-- Start of SOURCE EXCERPT --
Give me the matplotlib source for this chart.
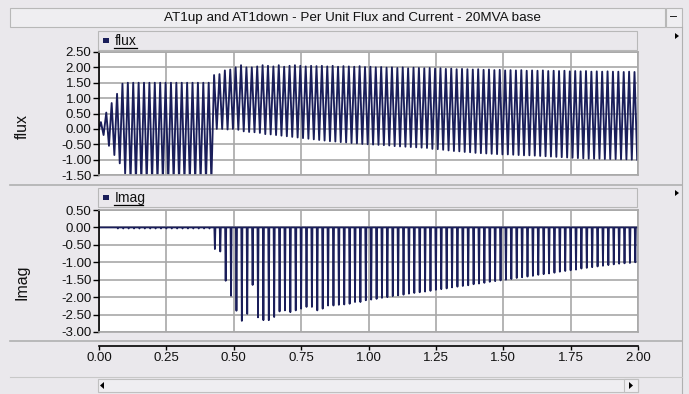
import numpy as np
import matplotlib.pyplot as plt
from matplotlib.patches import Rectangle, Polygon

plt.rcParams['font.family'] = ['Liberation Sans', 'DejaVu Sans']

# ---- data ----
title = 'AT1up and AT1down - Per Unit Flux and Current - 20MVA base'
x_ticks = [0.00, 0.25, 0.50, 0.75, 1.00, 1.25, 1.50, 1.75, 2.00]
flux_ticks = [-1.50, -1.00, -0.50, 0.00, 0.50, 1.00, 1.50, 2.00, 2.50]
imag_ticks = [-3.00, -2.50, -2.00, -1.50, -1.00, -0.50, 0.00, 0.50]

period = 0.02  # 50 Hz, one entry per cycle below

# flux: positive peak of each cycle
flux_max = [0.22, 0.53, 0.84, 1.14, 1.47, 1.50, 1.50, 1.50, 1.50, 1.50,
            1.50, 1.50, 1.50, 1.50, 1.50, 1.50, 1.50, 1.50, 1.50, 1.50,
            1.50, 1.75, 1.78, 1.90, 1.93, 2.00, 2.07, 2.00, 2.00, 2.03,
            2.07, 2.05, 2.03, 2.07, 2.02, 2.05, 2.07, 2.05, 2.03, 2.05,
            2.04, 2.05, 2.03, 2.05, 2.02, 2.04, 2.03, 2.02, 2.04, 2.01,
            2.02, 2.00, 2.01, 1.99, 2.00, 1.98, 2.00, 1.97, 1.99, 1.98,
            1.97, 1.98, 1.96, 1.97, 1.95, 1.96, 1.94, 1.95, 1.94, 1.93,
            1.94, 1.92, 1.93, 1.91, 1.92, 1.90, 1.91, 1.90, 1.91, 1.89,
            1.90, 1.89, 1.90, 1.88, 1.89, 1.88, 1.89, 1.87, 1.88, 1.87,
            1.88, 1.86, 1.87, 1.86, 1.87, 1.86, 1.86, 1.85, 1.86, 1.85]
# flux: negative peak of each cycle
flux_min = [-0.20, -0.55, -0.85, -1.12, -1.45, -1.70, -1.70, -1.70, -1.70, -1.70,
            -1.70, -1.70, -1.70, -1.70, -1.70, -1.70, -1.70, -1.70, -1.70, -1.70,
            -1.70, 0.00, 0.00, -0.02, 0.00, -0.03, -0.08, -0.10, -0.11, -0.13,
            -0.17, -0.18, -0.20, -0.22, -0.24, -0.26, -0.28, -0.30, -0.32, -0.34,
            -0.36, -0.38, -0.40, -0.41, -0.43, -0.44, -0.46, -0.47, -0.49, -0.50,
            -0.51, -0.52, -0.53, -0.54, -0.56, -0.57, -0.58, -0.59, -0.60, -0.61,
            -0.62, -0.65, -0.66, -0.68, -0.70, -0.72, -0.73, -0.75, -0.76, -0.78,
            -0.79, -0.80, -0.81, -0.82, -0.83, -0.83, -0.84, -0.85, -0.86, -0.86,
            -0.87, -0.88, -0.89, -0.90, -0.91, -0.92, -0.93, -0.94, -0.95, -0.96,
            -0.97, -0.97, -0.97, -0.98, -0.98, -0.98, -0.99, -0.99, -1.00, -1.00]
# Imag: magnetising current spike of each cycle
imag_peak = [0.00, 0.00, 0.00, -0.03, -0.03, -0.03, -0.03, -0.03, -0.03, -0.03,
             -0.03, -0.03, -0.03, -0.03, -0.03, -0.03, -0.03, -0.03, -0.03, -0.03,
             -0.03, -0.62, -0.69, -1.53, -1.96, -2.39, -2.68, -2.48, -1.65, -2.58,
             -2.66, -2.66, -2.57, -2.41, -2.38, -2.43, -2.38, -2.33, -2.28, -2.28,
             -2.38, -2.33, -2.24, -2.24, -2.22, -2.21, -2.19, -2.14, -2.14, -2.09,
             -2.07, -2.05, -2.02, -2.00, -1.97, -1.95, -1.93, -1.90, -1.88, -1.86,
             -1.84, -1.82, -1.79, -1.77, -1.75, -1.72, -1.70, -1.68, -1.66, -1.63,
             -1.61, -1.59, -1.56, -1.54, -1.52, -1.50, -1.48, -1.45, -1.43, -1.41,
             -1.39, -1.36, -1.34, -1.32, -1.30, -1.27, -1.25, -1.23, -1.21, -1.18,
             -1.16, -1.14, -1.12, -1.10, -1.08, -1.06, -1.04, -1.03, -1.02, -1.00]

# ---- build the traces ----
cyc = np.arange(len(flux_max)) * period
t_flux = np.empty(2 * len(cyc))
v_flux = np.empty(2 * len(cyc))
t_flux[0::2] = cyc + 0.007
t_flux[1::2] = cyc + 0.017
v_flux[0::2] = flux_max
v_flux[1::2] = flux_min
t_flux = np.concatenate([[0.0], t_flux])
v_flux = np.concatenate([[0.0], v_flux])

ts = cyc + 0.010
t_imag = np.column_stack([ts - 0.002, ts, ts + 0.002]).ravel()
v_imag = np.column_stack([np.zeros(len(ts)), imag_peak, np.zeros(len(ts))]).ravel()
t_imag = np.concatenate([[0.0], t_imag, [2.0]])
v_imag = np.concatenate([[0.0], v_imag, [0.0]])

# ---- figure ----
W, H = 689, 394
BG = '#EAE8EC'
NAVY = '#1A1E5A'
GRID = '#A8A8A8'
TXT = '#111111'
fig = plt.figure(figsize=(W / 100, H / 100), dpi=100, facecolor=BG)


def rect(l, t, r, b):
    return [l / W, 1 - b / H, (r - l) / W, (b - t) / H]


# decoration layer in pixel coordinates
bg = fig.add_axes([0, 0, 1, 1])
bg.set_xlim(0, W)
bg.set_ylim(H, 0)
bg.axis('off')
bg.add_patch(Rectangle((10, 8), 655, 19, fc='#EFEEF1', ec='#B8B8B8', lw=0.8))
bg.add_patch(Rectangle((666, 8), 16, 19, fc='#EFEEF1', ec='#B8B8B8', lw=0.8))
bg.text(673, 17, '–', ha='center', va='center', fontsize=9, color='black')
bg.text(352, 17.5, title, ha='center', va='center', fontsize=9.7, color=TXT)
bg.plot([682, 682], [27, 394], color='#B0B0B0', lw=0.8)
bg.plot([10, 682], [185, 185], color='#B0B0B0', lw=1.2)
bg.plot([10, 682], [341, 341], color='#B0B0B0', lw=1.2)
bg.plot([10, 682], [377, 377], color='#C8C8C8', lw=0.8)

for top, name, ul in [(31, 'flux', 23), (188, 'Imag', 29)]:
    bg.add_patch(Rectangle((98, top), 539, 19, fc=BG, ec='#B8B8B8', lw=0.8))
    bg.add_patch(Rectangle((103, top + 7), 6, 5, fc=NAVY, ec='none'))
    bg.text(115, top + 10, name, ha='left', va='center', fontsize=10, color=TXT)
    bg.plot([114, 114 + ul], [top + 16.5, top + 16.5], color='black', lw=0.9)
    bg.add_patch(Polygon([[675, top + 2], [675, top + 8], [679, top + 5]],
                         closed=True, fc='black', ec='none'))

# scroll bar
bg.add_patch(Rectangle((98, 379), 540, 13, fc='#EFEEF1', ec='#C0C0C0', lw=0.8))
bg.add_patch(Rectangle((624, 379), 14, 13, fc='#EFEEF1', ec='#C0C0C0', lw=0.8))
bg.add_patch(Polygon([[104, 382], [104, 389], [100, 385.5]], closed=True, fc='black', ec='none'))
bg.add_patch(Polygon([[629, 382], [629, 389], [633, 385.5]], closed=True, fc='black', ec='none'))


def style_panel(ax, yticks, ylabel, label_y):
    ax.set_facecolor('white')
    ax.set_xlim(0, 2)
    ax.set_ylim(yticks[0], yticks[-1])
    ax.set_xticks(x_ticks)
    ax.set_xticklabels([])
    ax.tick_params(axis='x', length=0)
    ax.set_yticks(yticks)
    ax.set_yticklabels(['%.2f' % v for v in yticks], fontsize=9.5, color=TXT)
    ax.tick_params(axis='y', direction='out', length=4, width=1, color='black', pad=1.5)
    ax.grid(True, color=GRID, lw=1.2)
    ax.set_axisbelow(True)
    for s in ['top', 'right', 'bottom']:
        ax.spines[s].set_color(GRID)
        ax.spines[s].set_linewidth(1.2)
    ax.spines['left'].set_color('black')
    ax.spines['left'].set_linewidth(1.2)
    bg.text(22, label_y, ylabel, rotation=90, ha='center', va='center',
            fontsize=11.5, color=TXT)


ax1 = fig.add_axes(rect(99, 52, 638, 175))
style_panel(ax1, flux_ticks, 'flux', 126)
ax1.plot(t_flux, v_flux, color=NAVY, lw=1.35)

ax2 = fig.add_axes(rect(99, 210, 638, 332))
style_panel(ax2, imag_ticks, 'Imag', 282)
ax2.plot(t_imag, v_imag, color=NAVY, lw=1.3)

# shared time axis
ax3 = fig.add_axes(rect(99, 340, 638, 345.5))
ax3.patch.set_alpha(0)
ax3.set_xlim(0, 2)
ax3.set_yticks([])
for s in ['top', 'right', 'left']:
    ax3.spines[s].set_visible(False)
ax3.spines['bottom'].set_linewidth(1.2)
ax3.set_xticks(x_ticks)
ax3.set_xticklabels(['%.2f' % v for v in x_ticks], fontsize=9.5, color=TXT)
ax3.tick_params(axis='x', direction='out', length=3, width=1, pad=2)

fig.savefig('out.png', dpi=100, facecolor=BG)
-- End of SOURCE EXCERPT --
THE TASK. Without the pictures, return the listing above from its first line through the line that has "plt.rcParams['font.family'] = ['Liberation".

TASK OUTPUT.
Give me the matplotlib source for this chart.
import numpy as np
import matplotlib.pyplot as plt
from matplotlib.patches import Rectangle, Polygon

plt.rcParams['font.family'] = ['Liberation Sans', 'DejaVu Sans']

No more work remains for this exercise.